To strike back at the Pennsylvania Railroad, New York Central president William Vanderbilt, decided to invade the Pennsylvania Railroad's territory by building an alternative route to Pittsburgh.

In 1883, Vanderbilt brought together some financial backers, including Frank Gowen, President of the Reading Railroad1, and Andrew Carnegie, Henry Oliver, Phipps Frick and EM Ferguson, who were all steel barons, to pledge more than $1 million each to build this second route to Pittsburgh.

40 years earlier, Col Charles Schattler of the US Army Corps of Engineers surveyed two acceptable railroad routes across the southern part of Pennsylvania. One route became the main line for the Pennsylvania Railroad which was completed in 1850. The second route was never used.

Construction began in Harrisburg, at the terminus of the Reading Railroad's lines there near the state capital. The plan was to link Harrisburg with Port Perry along the Monogahela River near Pittsburgh. Thousands of workers toiled along the 209-mile route, digging nine tunnels through the Allegheny Mountains.

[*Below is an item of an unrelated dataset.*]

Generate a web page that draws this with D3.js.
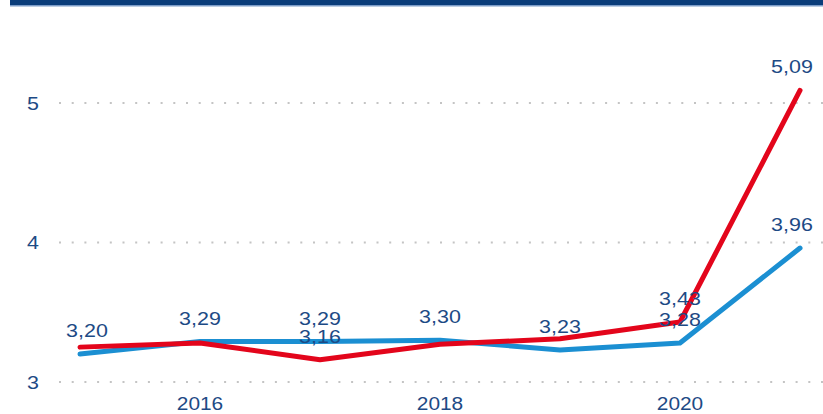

By 1885, the work was more than 60 percent complete, including six tunnels. During the construction, 27 men were killed - the majority in the tunnel construction. But at this point costs were twice the initial estimates, running to upwards of $10 million. At this point, banker JP Morgan, who was also a member of the New York Central board of directors stepped in to call a stop to the price war and construction of the alternative route to Pittsburgh.

During the negotiations between the railroad directors of the Pennsylvania line and the New York Central on Morgan's yacht, it was agreed that the two railroads would get out of each other's territory.

New York Central's alternative route to Pittsburgh was to be purchased by the Pennsylvania Railroad2. The Pennsylvania Railroad vacated its lines in New Jersey and turned them over to the New York Central.

After the agreements, the right-of-way for the alternative route fell into disuse since the Pennsylvania Railroad didn't need two routes to Pittsburgh and the New York Central had agreed to vacate the line. The costly project eventually became known as 'Vanderbilt's Folly'.

There are still reminders of Vanderbilt's Folly present in southern Pennsylvania today. Piers for a never-completed railroad bridge across the mile-wide Susquehanna River still stand. But the greatest legacy is that most of the route, including several of the tunnels, now are used by the Pennsylvania Turnpike.

The turnpike which opened in 1940 is also known as America's first superhighway. Built in the 1930s, the highway's design served as the model for America's Interstate Highway System. It is also considered to be one of the most successful toll roads ever built.

1The Reading Railroad was based in Reading, Pennsylvania until it went bankrupt in 1971.2Later, Pennsylvania state courts ruled that it was illegal for a railroad to purchase a competing line and voided this portion of the deal.